Istana presiden dibakar, presiden terbunuh, ditawan, ditahan atau diasingkan serta konstitusi dianggap tidak berlaku atau dibuang. Sebaliknya di jalur pemilu, perubahan radikal kasat mata itu tak terjadi.
Tak ada kendaraan lapis baja di jalanan. Konstitusi dan lembaga berlabel demokratis lainnya tetap ada. Rakyat masih memberi suara. Hanya saja, autokrat hasil pemilu mempertahankan tampilan demokrasi sambil menghilangkan substansinya.
Orang tak langsung menyadari apa yang terjadi. Banyak yang percaya bahwa mereka masih hidup di alam demokrasi.
Lantaran tak ada satu momen—tak ada kudeta, pengumuman hukum darurat militer atau pernyataan bahwa konstitusi tak berlaku—maka ketika rezim jelas-jelas telah melewati batas memasuki kediktatoran, tidak ada yang bisa membuat alarm masyarakat berbunyi.
Malah mereka yang mencela tindakan pemerintah bisa jadi dianggap berlebihan atau bohong. Erosi demokrasi itu hampir tak terasa bagi banyak orang.
Kembali ke soal politik domestik AS di bawah Trump, seberapa rentan demokrasi Amerika terhadap kemunduran semacam itu? Diyakini jauh lebih kuat dari apa yang pernah mengguncang Venezuela, Turki atau Hongaria. Namun apakah cukup kuat?
Dalam hal ini Levitsky- Ziblatt mempunyai dua model tes penting bagi demokrasi.

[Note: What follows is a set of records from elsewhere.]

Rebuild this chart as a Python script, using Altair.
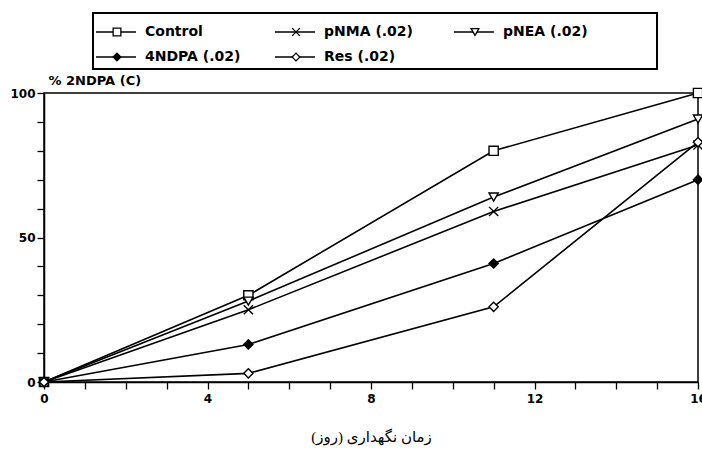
import altair as alt
import pandas as pd

# ---- data ----
days = [0, 5, 11, 16]
series_names = ["Control", "pNMA (.02)", "pNEA (.02)", "4NDPA (.02)", "Res (.02)"]
control = [0, 30, 80, 100]
pnma = [0, 25, 59, 82]
pnea = [0, 28, 64, 91]
ndpa4 = [0, 13, 41, 70]
res = [0, 3, 26, 83]

legend_col = [0, 1, 2, 0, 1]
legend_row = [0, 0, 0, 1, 1]

x_ticks = list(range(0, 17))
y_ticks = list(range(0, 101, 10))

x_title = "\u200fزمان نگهداری (روز)\u200f"
y_title = "% 2NDPA (C)"

# ---- styling maps ----
shapes = ["square", "M-1,-1L1,1M-1,1L1,-1", "triangle-down", "diamond", "diamond"]
fills = ["white", "white", "white", "black", "white"]

values = [control, pnma, pnea, ndpa4, res]
rows = []
for name, vals in zip(series_names, values):
    for d, v in zip(days, vals):
        rows.append({"series": name, "day": d, "value": v})
df = pd.DataFrame(rows)

legend_df = pd.DataFrame({"series": series_names, "col": legend_col, "row": legend_row})
box_df = pd.DataFrame({"box": [0]})

shape_enc = alt.Shape("series:N", scale=alt.Scale(domain=series_names, range=shapes), legend=None)
fill_enc = alt.Fill("series:N", scale=alt.Scale(domain=series_names, range=fills), legend=None)

x_axis = alt.Axis(
    values=x_ticks,
    tickCount=17,
    labelExpr="datum.value % 4 == 0 ? datum.label : ''",
    labelOverlap=False,
    labelFlush=False,
    title=x_title,
    titleFont="Liberation Serif, DejaVu Sans",
    titleFontSize=15,
    titleFontWeight="normal",
    titlePadding=25,
    tickSize=7,
    labelPadding=4,
)
y_axis = alt.Axis(
    values=y_ticks,
    tickCount=11,
    labelExpr="datum.value % 50 == 0 ? datum.label : ''",
    labelOverlap=False,
    labelFlush=False,
    title=y_title,
    titleAngle=0,
    titleX=4,
    titleY=-13,
    titleAlign="left",
    titleBaseline="middle",
    titleFont="DejaVu Sans",
    titleFontSize=13,
    titleFontWeight="bold",
    tickSize=7,
    labelPadding=2,
)

x_enc = alt.X("day:Q", scale=alt.Scale(domain=[0, 16], nice=False, zero=False), axis=x_axis)
y_enc = alt.Y("value:Q", scale=alt.Scale(domain=[0, 100], nice=False), axis=y_axis)

base = alt.Chart(df)
lines = base.mark_line(color="black", strokeWidth=1.6).encode(
    x=x_enc, y=y_enc, detail="series:N"
)
points = base.mark_point(stroke="black", strokeWidth=1.4, opacity=1, size=85).encode(
    x=x_enc, y=y_enc, shape=shape_enc, fill=fill_enc
)

leg_x = alt.X("col:Q", scale=alt.Scale(domain=[0, 1], range=[73, 252], nice=False, zero=False), axis=None)
leg_y = alt.Y("row:Q", scale=alt.Scale(domain=[0, 1], range=[-61, -36], nice=False, zero=False), axis=None)

leg = alt.Chart(legend_df)
leg_rules = leg.mark_rule(color="black", strokeWidth=1.4, xOffset=-21, x2Offset=19).encode(
    x=leg_x, x2="col:Q", y=leg_y
)
leg_points = leg.mark_point(stroke="black", strokeWidth=1.3, opacity=1, size=60).encode(
    x="col:Q", y="row:Q", shape=shape_enc, fill=fill_enc
)
leg_text = leg.mark_text(
    align="left", baseline="middle", dx=28, font="DejaVu Sans", fontSize=14,
    fontWeight="bold", color="black"
).encode(x="col:Q", y="row:Q", text="series:N")

box = alt.Chart(box_df).mark_rect(fillOpacity=0, stroke="black", strokeWidth=2).encode(
    x=alt.value(49), x2=alt.value(613), y=alt.value(-80), y2=alt.value(-24)
)

main = alt.layer(lines, points)
legend_layer = alt.layer(leg_rules, leg_points, leg_text)

chart = (
    alt.layer(box, main, legend_layer)
    .resolve_scale(x="independent", y="independent")
    .properties(
        width=654,
        height=289,
        padding={"left": 44, "top": 93, "right": 4, "bottom": 67},
        autosize=alt.AutoSizeParams(type="none"),
        background="white",
    )
    .configure_view(stroke="black", strokeWidth=1.5)
    .configure_axis(
        domainColor="black",
        domainWidth=1.5,
        tickColor="black",
        tickWidth=1.3,
        labelFont="DejaVu Sans",
        labelFontWeight="bold",
        labelFontSize=12,
        labelColor="black",
        titleColor="black",
        grid=False,
    )
)

chart.save("out.html", embed_options={"renderer": "svg", "actions": False})
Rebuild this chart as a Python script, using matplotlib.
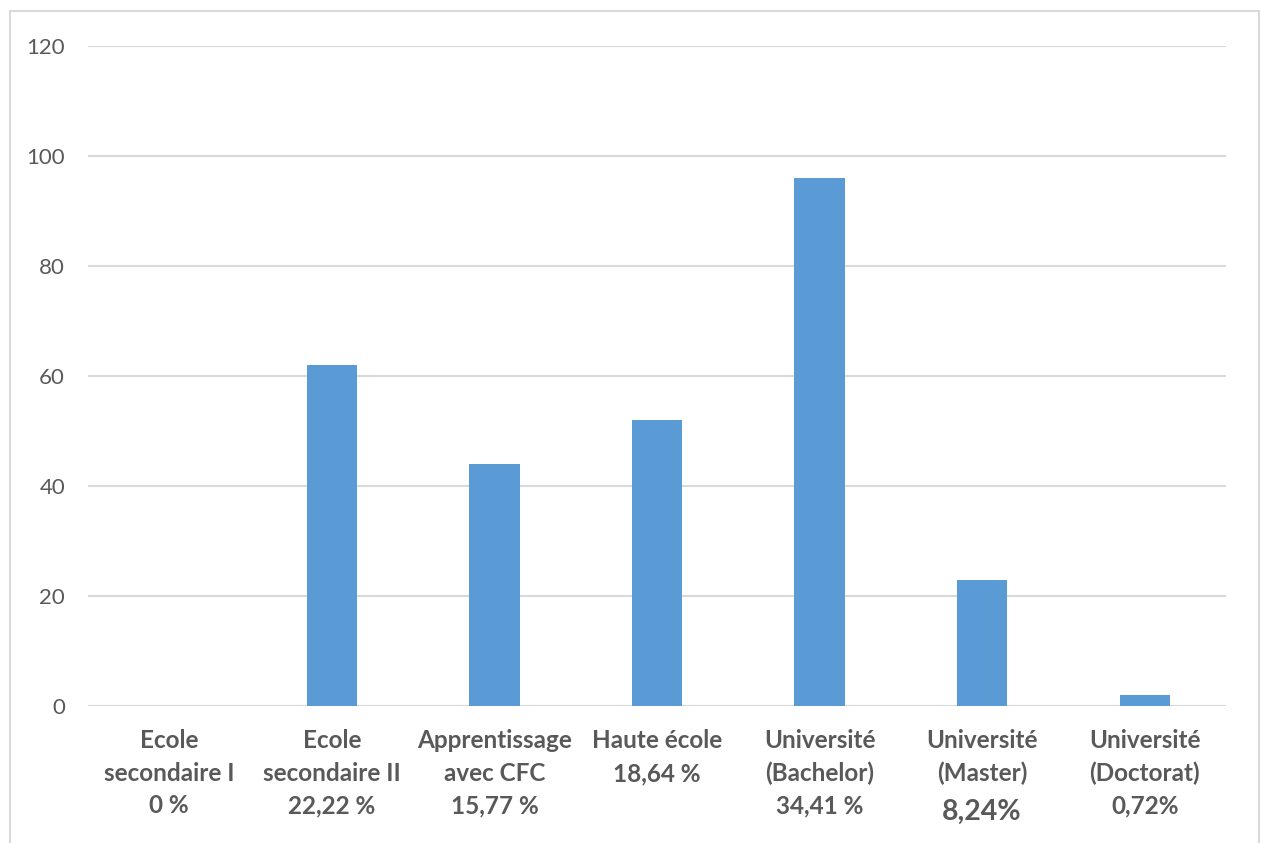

Pertama, apakah pemimpin politik, dan terutama partai politik, bekerja untuk mencegah para demagog (provokator) meraih kekuasaan?
Kedua, akankah pemimpim autokratik membajak lembaga-lembaga demokrasi atau dibatasi oleh lembaga-lembaga itu. Lembaga saja tak cukup untuk mengekang autokrat terpilih.
Konstitusi mesti dibela, oleh partai politik dan rakyat terorganisasi dan juga oleh norma-norma demokratik. Tanpa ada pertahanan semacam itu, lembaga-lembaga menjadi senjata politik dan digunakan mereka yang mengendalikannya untuk menghantam mereka yang tidak.
Paradoks tragis jalan menuju kerusakan melalui pemilu adalah bahwa para pembunuh demokrasi menggunakan lembaga-lembaga demokrasi itu sendiri. Pelan-pelan, secara halus, bahkan legal, untuk membunuhnya.
Menurut Levitsky- Ziblatt, AS gagal di tes pertama pada November 2016 ketika rakyat memilih seorang presiden yang diragukan kesetiaannya kepada norma-norma demokrasi.
“Kemenangan mengejutkan Donald Trump bukan hanya dimungkinkan oleh kekecewaan publik, melainkan juga kegagalan Partai Republik mencegah demagog ekstrem di dalamnya mendapat pencalonan.”